▶ [Task to complete]: Print the listing in its entirety and exactly, leaving out images.
━━ Information supplied
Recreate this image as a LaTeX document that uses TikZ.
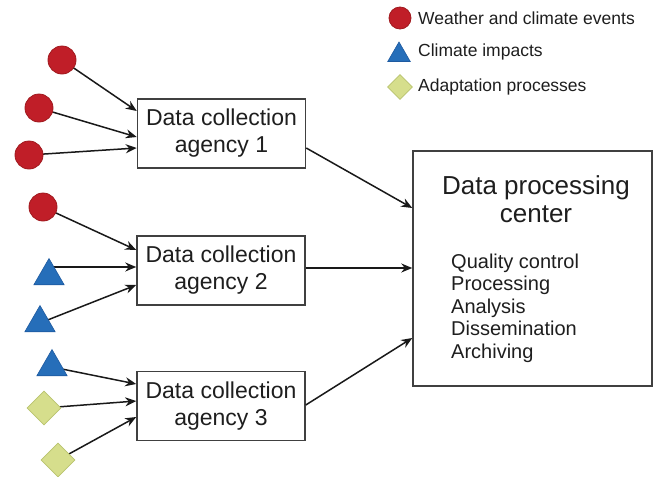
\documentclass[tikz,border=0pt]{standalone}
\usepackage{fontspec}
\setmainfont{Liberation Sans}
\usetikzlibrary{arrows.meta,shapes.geometric,backgrounds}
\definecolor{evred}{RGB}{192,30,40}
\definecolor{evredd}{RGB}{160,25,30}
\definecolor{impblue}{RGB}{38,110,185}
\definecolor{impblued}{RGB}{30,90,160}
\definecolor{adgreen}{RGB}{214,222,140}
\definecolor{adgreend}{RGB}{185,195,110}
\definecolor{txt}{RGB}{30,30,30}
\begin{document}
\begin{tikzpicture}[x=1pt,y=-1pt,
  event/.style={circle,fill=evred,draw=evredd,line width=0.8pt,minimum size=28pt,inner sep=0pt},
  impact/.style={regular polygon,regular polygon sides=3,fill=impblue,draw=impblued,line width=0.6pt,minimum size=35pt,inner sep=0pt},
  adapt/.style={diamond,fill=adgreen,draw=adgreend,line width=0.8pt,minimum size=34pt,inner sep=0pt},
  agency/.style={draw=black!75,line width=1.5pt,minimum width=168pt,minimum height=69pt,inner sep=0pt,align=center,text=txt,font=\fontsize{23}{27}\selectfont},
  arr/.style={-{Stealth[length=11pt,width=9pt]},line width=1.5pt,black!90},
  legtext/.style={anchor=west,text=txt,font=\fontsize{17.5}{20}\selectfont,inner sep=0pt}
]
\useasboundingbox (0,0) rectangle (654,477);
% boxes
\node[agency] (b1) at (221.5,133.5) {Data collection\\agency 1};
\node[agency] (b2) at (221,270.5) {Data collection\\agency 2};
\node[agency] (b3) at (221,406) {Data collection\\agency 3};
\node[draw=black!75,line width=1.5pt,minimum width=239pt,minimum height=235pt,inner sep=0pt] (big) at (532.5,268.5) {};
\node[align=center,text=txt,font=\fontsize{26}{28}\selectfont,inner sep=0pt] (title) at (536,199) {Data processing\\center};
\node[align=left,anchor=west,text=txt,font=\fontsize{20}{22.5}\selectfont,inner sep=0pt] (list) at (451,308) {Quality control\\Processing\\Analysis\\Dissemination\\Archiving};
% sources
\node[event] (c1) at (62,60) {};
\node[event] (c2) at (39,108) {};
\node[event] (c3) at (29,155) {};
\node[event] (c4) at (43,207) {};
\node[impact] (t1) at (49,276) {};
\node[impact] (t2) at (40,323) {};
\node[impact] (t3) at (52,367) {};
\node[adapt] (d1) at (44,408) {};
\node[adapt] (d2) at (58,460) {};
% arrows into agencies (behind the symbols)
\begin{scope}[on background layer]
\draw[arr] (c1.center) -- (b1.west |- 0,111);
\draw[arr] (c2.center) -- (b1.west |- 0,137);
\draw[arr] (c3.center) -- (b1.west |- 0,148);
\draw[arr] (c4.center) -- (b2.west |- 0,250);
\draw[arr] (t1.center |- 0,267) -- (b2.west |- 0,267);
\draw[arr] (t2.center) -- (b2.west |- 0,285);
\draw[arr] (t3.center) -- (b3.west |- 0,384);
\draw[arr] (d1.center) -- (b3.west |- 0,401);
\draw[arr] (d2.center) -- (b3.west |- 0,417);
\end{scope}
% arrows into center
\draw[arr] (b1.east |- 0,148) -- (big.west |- 0,208);
\draw[arr] (b2.east |- 0,268) -- (big.west |- 0,268);
\draw[arr] (b3.east |- 0,405) -- (big.west |- 0,338);
% legend
\node[event,minimum size=22pt] (lc) at (400,18) {};
\node[impact,minimum size=26pt] (lt) at (399,55) {};
\node[adapt,minimum size=25pt] (ld) at (400,87) {};
\node[legtext] (l1) at (418,18) {Weather and climate events};
\node[legtext] (l2) at (418,52) {Climate impacts};
\node[legtext] (l3) at (418,87) {Adaptation processes};
\end{tikzpicture}
\end{document}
━━━━
▶ [In response]:
Recreate this image as a LaTeX document that uses TikZ.
\documentclass[tikz,border=0pt]{standalone}
\usepackage{fontspec}
\setmainfont{Liberation Sans}
\usetikzlibrary{arrows.meta,shapes.geometric,backgrounds}
\definecolor{evred}{RGB}{192,30,40}
\definecolor{evredd}{RGB}{160,25,30}
\definecolor{impblue}{RGB}{38,110,185}
\definecolor{impblued}{RGB}{30,90,160}
\definecolor{adgreen}{RGB}{214,222,140}
\definecolor{adgreend}{RGB}{185,195,110}
\definecolor{txt}{RGB}{30,30,30}
\begin{document}
\begin{tikzpicture}[x=1pt,y=-1pt,
  event/.style={circle,fill=evred,draw=evredd,line width=0.8pt,minimum size=28pt,inner sep=0pt},
  impact/.style={regular polygon,regular polygon sides=3,fill=impblue,draw=impblued,line width=0.6pt,minimum size=35pt,inner sep=0pt},
  adapt/.style={diamond,fill=adgreen,draw=adgreend,line width=0.8pt,minimum size=34pt,inner sep=0pt},
  agency/.style={draw=black!75,line width=1.5pt,minimum width=168pt,minimum height=69pt,inner sep=0pt,align=center,text=txt,font=\fontsize{23}{27}\selectfont},
  arr/.style={-{Stealth[length=11pt,width=9pt]},line width=1.5pt,black!90},
  legtext/.style={anchor=west,text=txt,font=\fontsize{17.5}{20}\selectfont,inner sep=0pt}
]
\useasboundingbox (0,0) rectangle (654,477);
% boxes
\node[agency] (b1) at (221.5,133.5) {Data collection\\agency 1};
\node[agency] (b2) at (221,270.5) {Data collection\\agency 2};
\node[agency] (b3) at (221,406) {Data collection\\agency 3};
\node[draw=black!75,line width=1.5pt,minimum width=239pt,minimum height=235pt,inner sep=0pt] (big) at (532.5,268.5) {};
\node[align=center,text=txt,font=\fontsize{26}{28}\selectfont,inner sep=0pt] (title) at (536,199) {Data processing\\center};
\node[align=left,anchor=west,text=txt,font=\fontsize{20}{22.5}\selectfont,inner sep=0pt] (list) at (451,308) {Quality control\\Processing\\Analysis\\Dissemination\\Archiving};
% sources
\node[event] (c1) at (62,60) {};
\node[event] (c2) at (39,108) {};
\node[event] (c3) at (29,155) {};
\node[event] (c4) at (43,207) {};
\node[impact] (t1) at (49,276) {};
\node[impact] (t2) at (40,323) {};
\node[impact] (t3) at (52,367) {};
\node[adapt] (d1) at (44,408) {};
\node[adapt] (d2) at (58,460) {};
% arrows into agencies (behind the symbols)
\begin{scope}[on background layer]
\draw[arr] (c1.center) -- (b1.west |- 0,111);
\draw[arr] (c2.center) -- (b1.west |- 0,137);
\draw[arr] (c3.center) -- (b1.west |- 0,148);
\draw[arr] (c4.center) -- (b2.west |- 0,250);
\draw[arr] (t1.center |- 0,267) -- (b2.west |- 0,267);
\draw[arr] (t2.center) -- (b2.west |- 0,285);
\draw[arr] (t3.center) -- (b3.west |- 0,384);
\draw[arr] (d1.center) -- (b3.west |- 0,401);
\draw[arr] (d2.center) -- (b3.west |- 0,417);
\end{scope}
% arrows into center
\draw[arr] (b1.east |- 0,148) -- (big.west |- 0,208);
\draw[arr] (b2.east |- 0,268) -- (big.west |- 0,268);
\draw[arr] (b3.east |- 0,405) -- (big.west |- 0,338);
% legend
\node[event,minimum size=22pt] (lc) at (400,18) {};
\node[impact,minimum size=26pt] (lt) at (399,55) {};
\node[adapt,minimum size=25pt] (ld) at (400,87) {};
\node[legtext] (l1) at (418,18) {Weather and climate events};
\node[legtext] (l2) at (418,52) {Climate impacts};
\node[legtext] (l3) at (418,87) {Adaptation processes};
\end{tikzpicture}
\end{document}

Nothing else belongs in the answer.